We used the simplest model for the branches of the tree. Namely, we assume that on average the degree of each node in the tree is z. That is one edge links every node to the parent node that is one step closer to the root node v, while the remaining (z-1) nodes are one step further away. Given that this means the number of nodes which are L steps away from the root is growing in proportion to (z-1)L i.e. exponentially fast, we have to stop the growth somewhere and we do so by demanding that the total number of nodes in the tree is N, the number of nodes in the original network Since we know that the distance in the tree from any node to the root node is along a shortest path in the full network, we can use the shortest path tree to calculate the average distance from v to all other nodes and hence its inverse, the closeness centrality measure cv for node v.

So far the degree of node v has not appeared in our calculation.  However, the first step of the shortest path tree must be to the nearest neighbours. So the shortest path tree from node v starts with kv branches and after that we assume these branches are all statistically equivalent and the degree in the rest of the tree is on average z

Testing on Artificial Networks

Our simple analytical analysis suggests that for each node in a typical complex network, the inverse of the closeness is related linearly to the degree of that node. The only reason we can do these calculations is that we have made some sweeping generalisations in order to reduce our networks to simple trees which represent branching processes used widely in physics and science in general. Given the simple pictured used here, it would not be unreasonable to assume that even if our relationship between degree and closeness works for some simple numerical network models, the relationship will fail badly on most real-world networks.  And yet, if there is one thing our experience as physicists has taught us, it is that there are situations where we can ignore the messy microscopic details and still arrive at results that are broadly true on large scales across many different systems.  The derivation of the ideal gas law using ideas from statistical physics would be a classic example. So how good is our result on real examples?

Results for closeness and degree in three artificial networks.
Results showing degree on a log scale against the inverse of closeness for three artificial networks: Erdos-Reyni, Barabasi-Albert and the configuration model version of the same BA networks. Each model is used to produce three networks with average degree 10.0: one with 4000 nodes (top blue data), one with 2000 nodes (middle yellow points) and one with 1000 nodes (red bottom points). Data is log binned. The dashed line is the best linear fit to the data to each network.
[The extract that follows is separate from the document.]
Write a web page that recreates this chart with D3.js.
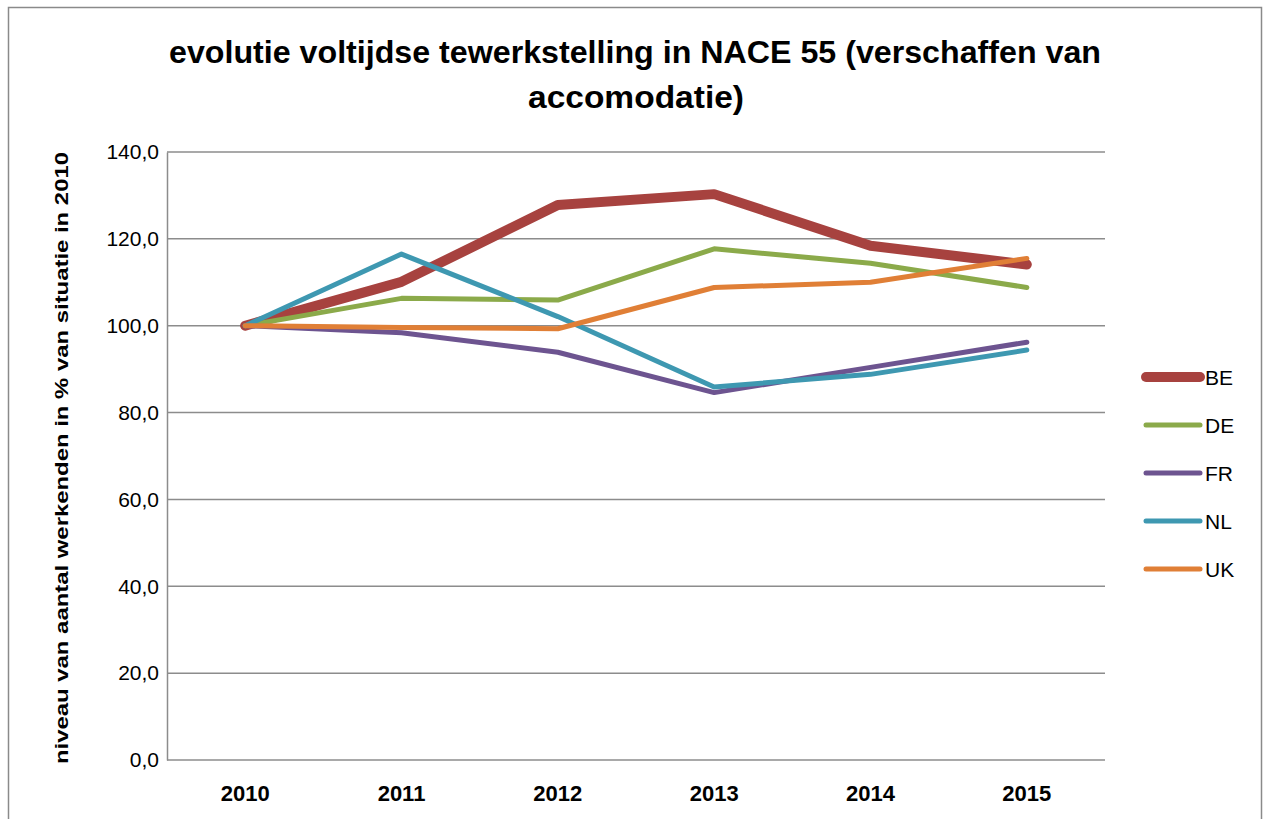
<!DOCTYPE html>
<html><head><meta charset="utf-8">
<script src="https://cdn.jsdelivr.net/npm/d3@7"></script>
<style>body{margin:0;background:#fff}svg{display:block}</style>
</head><body>
<svg id="c" width="1263" height="819"></svg>
<script>
const years = ["2010","2011","2012","2013","2014","2015"];
const BE = [100.0, 110.1, 127.8, 130.3, 118.4, 114.1];
const DE = [100.0, 106.3, 105.9, 117.7, 114.4, 108.8];
const FR = [100.0, 98.4, 93.9, 84.6, 90.4, 96.2];
const NL = [100.0, 116.5, 102.1, 85.9, 88.8, 94.4];
const UK = [100.0, 99.6, 99.3, 108.8, 110.0, 115.5];
const seriesNames = ["BE","DE","FR","NL","UK"];
const yTicks = [0,20,40,60,80,100,120,140];
const title = ["evolutie voltijdse tewerkstelling in NACE 55 (verschaffen van","accomodatie)"];
const yLabel = "niveau van aantal werkenden in % van situatie in 2010";

const colors = {BE:"#A7423F",DE:"#8BAA4A",FR:"#6D5490",NL:"#3E98B1",UK:"#E07F36"};
const widths = {BE:10,DE:5,FR:5,NL:5,UK:5};
const data = {BE,DE,FR,NL,UK};

const svg = d3.select("#c");
const font = "'Liberation Sans Narrow','Liberation Sans',Arial,sans-serif";
const L=167, R=1105, T=152, B=760;

svg.append("rect").attr("x",8.5).attr("y",7.5).attr("width",1253).attr("height",830)
  .attr("fill","#fff").attr("stroke","#8a8a8a").attr("stroke-width",1.5);

const x = d3.scaleBand().domain(years).range([L,R]);
const y = d3.scaleLinear().domain([0,140]).range([B,T]);

// gridlines
svg.append("g").selectAll("line").data(yTicks).join("line")
  .attr("x1",L).attr("x2",R).attr("y1",d=>y(d)).attr("y2",d=>y(d))
  .attr("stroke","#8c8c8c").attr("stroke-width",1.5);

// y axis
const yAxis = svg.append("g").attr("transform",`translate(${L},0)`)
  .call(d3.axisLeft(y).tickValues(yTicks).tickSize(0).tickPadding(8)
    .tickFormat(d=>d3.format(".1f")(d).replace(".",",")));
yAxis.select(".domain").attr("stroke","#8c8c8c").attr("stroke-width",1.5);
yAxis.selectAll("text").attr("font-family",font).attr("font-size",21).attr("fill","#000");

// x axis
const xAxis = svg.append("g").attr("transform",`translate(0,${B})`)
  .call(d3.axisBottom(x).tickSize(0).tickPadding(25));
xAxis.select(".domain").remove();
xAxis.selectAll("text").attr("font-family",font).attr("font-size",22).attr("font-weight","bold").attr("fill","#000");

// lines
const line = d3.line().x((d,i)=>x(years[i])+x.bandwidth()/2).y(d=>y(d));
seriesNames.forEach(s=>{
  svg.append("path").datum(data[s]).attr("d",line).attr("fill","none")
    .attr("stroke",colors[s]).attr("stroke-width",widths[s])
    .attr("stroke-linejoin","round").attr("stroke-linecap","round");
});

// legend
const lg = svg.append("g");
seriesNames.forEach((s,i)=>{
  const yy = 377 + i*48;
  lg.append("line").attr("x1",1146).attr("x2",1200).attr("y1",yy).attr("y2",yy)
    .attr("stroke",colors[s]).attr("stroke-width",widths[s]).attr("stroke-linecap","round");
  lg.append("text").attr("x",1205).attr("y",yy).attr("dy","0.36em")
    .attr("font-family",font).attr("font-size",21).attr("fill","#000").text(s);
});

// title
svg.append("text").attr("x",635).attr("y",63).attr("text-anchor","middle")
  .attr("font-family",font).attr("font-size",32).attr("font-weight","bold")
  .attr("textLength",932).attr("lengthAdjust","spacingAndGlyphs").text(title[0]);
svg.append("text").attr("x",636).attr("y",108).attr("text-anchor","middle")
  .attr("font-family",font).attr("font-size",32).attr("font-weight","bold")
  .attr("textLength",216).attr("lengthAdjust","spacingAndGlyphs").text(title[1]);

// y label
svg.append("text").attr("transform",`translate(68,${(T+B)/2+2}) rotate(-90)`)
  .attr("text-anchor","middle").attr("font-family","'Liberation Sans',Arial,sans-serif")
  .attr("font-size",19).attr("font-weight","bold")
  .attr("textLength",612).attr("lengthAdjust","spacingAndGlyphs").text(yLabel);
</script>
</body></html>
The answer turns out that our relationship works far better than we thought it would do. On three simple artificial models for networks, we get fits with reduced chi-square values which are between 1.0 and 1.3. The good fit is clear visually in the figure above.

Testing on Real Data

The results for networks produced from artificial models are great but these models are a long way from what is found in real data. So the real surprise is that we find good fits we tried our relationship on over one hundred networks based on real data.  One of our referees suggested that since we had the code working for an initial set of 18 real-world networks, it would be relatively easy to look at more networks. So for the published version we used a python package graph-tool to download all the networks kept in the Netzschleude repository (both are maintained by Tiago Peixoto) and we processed all of the networks there provided no further programming effort was required.  A number of these networks were too big for our code or had some technical issue that broke our code (perhaps non-ASCII characters), but we ended up looking at a further 112 networks from real-world data sets without imposing any further bias. To our surprise that we still found our relationship held well (reduced chi-square of less than 2.0) for around two-thirds of these networks, while around 80% had a reduced chi-square below 3.0. Of those that failed, a quick look at their description would tell us that they were always unlikely to work well: they were very small, or very dense (that is every node is connected to most of the other nodes) or had some other special structural feature not covered in our simple picture.

Conclusions

So what does our result do for network science? First, our relationship is a clear quantitative example of how two centrality measures are related, in this case degree and closeness, two of the oldest and best-known examples. The fact that our relationship is non-linear highlights the fact that most previous studies look at possible linear correlations between centrality measures, e.g. by using Pearson correlation coefficients. If non-linear relationships exist between centrality measures, these would not be so clear and this might explain why the previous studies have not reached any very specific conclusions. Second, our results tell researchers that, to a first approximation, we can forget closeness as most of the information is already in the degree of a node which is much quicker to calculate.  However, the corollary of this is that if you do calculate closeness, you can now remove the general dependence of closeness on degree by comparing the measured value against the predicted value made using our formula. The difference from our predicted value of closeness is genuine new information in the closeness measurement that is not given by the degree value.

The final message is that the success of our method reminds us that for most networks, the exponential growth in the number of nodes as a function of the distance L from any node is the fundamental property that makes complex networks distinct from systems constrained by our three-dimensional world. 

References

Bavelas, A. 1950.  Communication patterns in task-oriented groups. The Journal of the Acoustical Society of America 22, 725–730.

Brin, S. & Page,  L. 1998. The anatomy of a large-scale hypertextual Web search engine. Computer Networks and ISDN systems, 30, 1–7.

Coscia, M. 2021. The Atlas for the Aspiring Network Scientist.  https://doi.org/10.48550/arXiv.2101.00863

Evans, T. S. & Chen, B., 2022. Linking the Network Centrality Measures Closeness and Degree. Communications Physics, 5, 172, doi: http://doi.org/10.1038/s42005-022-00949-5

Schoch, D. 2016. Periodic table of network centrality. URL http://schochastics.net/sna/periodic.html

Valente, T. W., Coronges, K., Lakon, C. & Costenbader, E. 2008. How correlated are network centrality measures? Connections 28, 16.